• **Set task**: Write out the listing below in full and exactly, leaving out every picture.

-------------------------

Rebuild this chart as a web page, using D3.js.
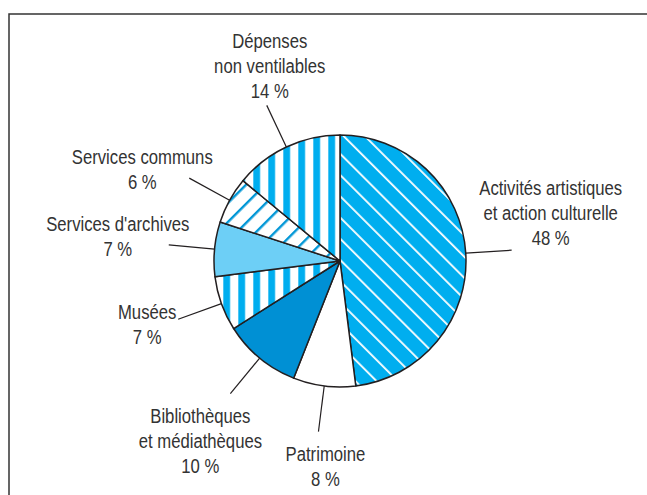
<!DOCTYPE html>
<html>
<head>
<meta charset="utf-8">
<script src="https://cdn.jsdelivr.net/npm/d3@7"></script>
<style>
  body { margin: 0; background: #fff; }
  text { font-family: "Liberation Sans", Arial, sans-serif; font-size: 20px; fill: #333; }
</style>
</head>
<body>
<figure id="pie" style="margin:0"></figure>
<script>
// slices clockwise from 12 o'clock
const categories = [
  "Activités artistiques|et action culturelle",
  "Patrimoine",
  "Bibliothèques|et médiathèques",
  "Musées",
  "Services d'archives",
  "Services communs",
  "Dépenses|non ventilables"
];
const values = [48, 8, 10, 7, 7, 6, 14];
const valueLabels = ["48 %", "8 %", "10 %", "7 %", "7 %", "6 %", "14 %"];

const width = 647, height = 495;
const cx = 340, cy = 261, radius = 126, leaderLen = 46;
const narrow = 0.835; // condensed look

// fill per slice (pattern ids or colours)
const fills = ["url(#diagBlue)", "#ffffff", "#0090d4", "url(#vstripes)", "#6dcff6", "url(#diagWhite)", "url(#vstripes)"];
// label offsets from leader end: [dx, first baseline dy]
const labelOffsets = [[39, -55], [7, 29.5], [-30, 29.5], [-31, 0], [-51, -14], [-47, -14], [3, -57]];

const svg = d3.select("figure#pie")
  .append("svg")
  .attr("width", width)
  .attr("height", height);

// frame (only top & left visible)
svg.append("path")
  .attr("d", "M9,495 V14 H647")
  .attr("fill", "none")
  .attr("stroke", "#333")
  .attr("stroke-width", 1.5);

const defs = svg.append("defs");

let p = defs.append("pattern")
  .attr("id", "diagBlue")
  .attr("patternUnits", "userSpaceOnUse")
  .attr("width", 15).attr("height", 15)
  .attr("patternTransform", "rotate(-45)");
p.append("rect").attr("width", 15).attr("height", 15).attr("fill", "#00aeef");
p.append("rect").attr("x", 0).attr("width", 1.8).attr("height", 15).attr("fill", "#fff");

p = defs.append("pattern")
  .attr("id", "diagWhite")
  .attr("patternUnits", "userSpaceOnUse")
  .attr("width", 13.5).attr("height", 13.5)
  .attr("patternTransform", "rotate(45)");
p.append("rect").attr("width", 13.5).attr("height", 13.5).attr("fill", "#fff");
p.append("rect").attr("x", 0).attr("width", 2.4).attr("height", 13.5).attr("fill", "#0096d6");

p = defs.append("pattern")
  .attr("id", "vstripes")
  .attr("patternUnits", "userSpaceOnUse")
  .attr("x", 3.3)
  .attr("width", 15).attr("height", 15);
p.append("rect").attr("width", 15).attr("height", 15).attr("fill", "#fff");
p.append("rect").attr("width", 6.8).attr("height", 15).attr("fill", "#00aeef");

const g = svg.append("g").attr("transform", "translate(" + cx + "," + cy + ")");

const pie = d3.pie().sort(null).value(d => d)(values);
const arc = d3.arc().innerRadius(0).outerRadius(radius);

g.selectAll("path.slice")
  .data(pie)
  .enter()
  .append("path")
  .attr("class", "slice")
  .attr("d", arc)
  .attr("fill", (d, i) => fills[i])
  .attr("stroke", "#231f20")
  .attr("stroke-width", 1.5)
  .attr("stroke-linejoin", "round");

const pt = (a, r) => [Math.sin(a) * r, -Math.cos(a) * r];

pie.forEach((d, i) => {
  const mid = (d.startAngle + d.endAngle) / 2;
  const a = pt(mid, radius);
  const b = pt(mid, radius + leaderLen);
  g.append("line")
    .attr("x1", a[0]).attr("y1", a[1])
    .attr("x2", b[0]).attr("y2", b[1])
    .attr("stroke", "#231f20")
    .attr("stroke-width", 1.2);

  const lines = categories[i].split("|").concat([valueLabels[i]]);
  const t = g.append("text")
    .attr("text-anchor", "middle")
    .attr("transform", "translate(" + (b[0] + labelOffsets[i][0]) + "," + (b[1] + labelOffsets[i][1]) + ") scale(" + narrow + ",1)");
  lines.forEach((s, k) => {
    t.append("tspan")
      .attr("x", 0)
      .attr("dy", k === 0 ? 0 : 25)
      .text(s);
  });
});
</script>
</body>
</html>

-------------------------

• **Response to this exercise**:
Rebuild this chart as a web page, using D3.js.
<!DOCTYPE html>
<html>
<head>
<meta charset="utf-8">
<script src="https://cdn.jsdelivr.net/npm/d3@7"></script>
<style>
  body { margin: 0; background: #fff; }
  text { font-family: "Liberation Sans", Arial, sans-serif; font-size: 20px; fill: #333; }
</style>
</head>
<body>
<figure id="pie" style="margin:0"></figure>
<script>
// slices clockwise from 12 o'clock
const categories = [
  "Activités artistiques|et action culturelle",
  "Patrimoine",
  "Bibliothèques|et médiathèques",
  "Musées",
  "Services d'archives",
  "Services communs",
  "Dépenses|non ventilables"
];
const values = [48, 8, 10, 7, 7, 6, 14];
const valueLabels = ["48 %", "8 %", "10 %", "7 %", "7 %", "6 %", "14 %"];

const width = 647, height = 495;
const cx = 340, cy = 261, radius = 126, leaderLen = 46;
const narrow = 0.835; // condensed look

// fill per slice (pattern ids or colours)
const fills = ["url(#diagBlue)", "#ffffff", "#0090d4", "url(#vstripes)", "#6dcff6", "url(#diagWhite)", "url(#vstripes)"];
// label offsets from leader end: [dx, first baseline dy]
const labelOffsets = [[39, -55], [7, 29.5], [-30, 29.5], [-31, 0], [-51, -14], [-47, -14], [3, -57]];

const svg = d3.select("figure#pie")
  .append("svg")
  .attr("width", width)
  .attr("height", height);

// frame (only top & left visible)
svg.append("path")
  .attr("d", "M9,495 V14 H647")
  .attr("fill", "none")
  .attr("stroke", "#333")
  .attr("stroke-width", 1.5);

const defs = svg.append("defs");

let p = defs.append("pattern")
  .attr("id", "diagBlue")
  .attr("patternUnits", "userSpaceOnUse")
  .attr("width", 15).attr("height", 15)
  .attr("patternTransform", "rotate(-45)");
p.append("rect").attr("width", 15).attr("height", 15).attr("fill", "#00aeef");
p.append("rect").attr("x", 0).attr("width", 1.8).attr("height", 15).attr("fill", "#fff");

p = defs.append("pattern")
  .attr("id", "diagWhite")
  .attr("patternUnits", "userSpaceOnUse")
  .attr("width", 13.5).attr("height", 13.5)
  .attr("patternTransform", "rotate(45)");
p.append("rect").attr("width", 13.5).attr("height", 13.5).attr("fill", "#fff");
p.append("rect").attr("x", 0).attr("width", 2.4).attr("height", 13.5).attr("fill", "#0096d6");

p = defs.append("pattern")
  .attr("id", "vstripes")
  .attr("patternUnits", "userSpaceOnUse")
  .attr("x", 3.3)
  .attr("width", 15).attr("height", 15);
p.append("rect").attr("width", 15).attr("height", 15).attr("fill", "#fff");
p.append("rect").attr("width", 6.8).attr("height", 15).attr("fill", "#00aeef");

const g = svg.append("g").attr("transform", "translate(" + cx + "," + cy + ")");

const pie = d3.pie().sort(null).value(d => d)(values);
const arc = d3.arc().innerRadius(0).outerRadius(radius);

g.selectAll("path.slice")
  .data(pie)
  .enter()
  .append("path")
  .attr("class", "slice")
  .attr("d", arc)
  .attr("fill", (d, i) => fills[i])
  .attr("stroke", "#231f20")
  .attr("stroke-width", 1.5)
  .attr("stroke-linejoin", "round");

const pt = (a, r) => [Math.sin(a) * r, -Math.cos(a) * r];

pie.forEach((d, i) => {
  const mid = (d.startAngle + d.endAngle) / 2;
  const a = pt(mid, radius);
  const b = pt(mid, radius + leaderLen);
  g.append("line")
    .attr("x1", a[0]).attr("y1", a[1])
    .attr("x2", b[0]).attr("y2", b[1])
    .attr("stroke", "#231f20")
    .attr("stroke-width", 1.2);

  const lines = categories[i].split("|").concat([valueLabels[i]]);
  const t = g.append("text")
    .attr("text-anchor", "middle")
    .attr("transform", "translate(" + (b[0] + labelOffsets[i][0]) + "," + (b[1] + labelOffsets[i][1]) + ") scale(" + narrow + ",1)");
  lines.forEach((s, k) => {
    t.append("tspan")
      .attr("x", 0)
      .attr("dy", k === 0 ? 0 : 25)
      .text(s);
  });
});
</script>
</body>
</html>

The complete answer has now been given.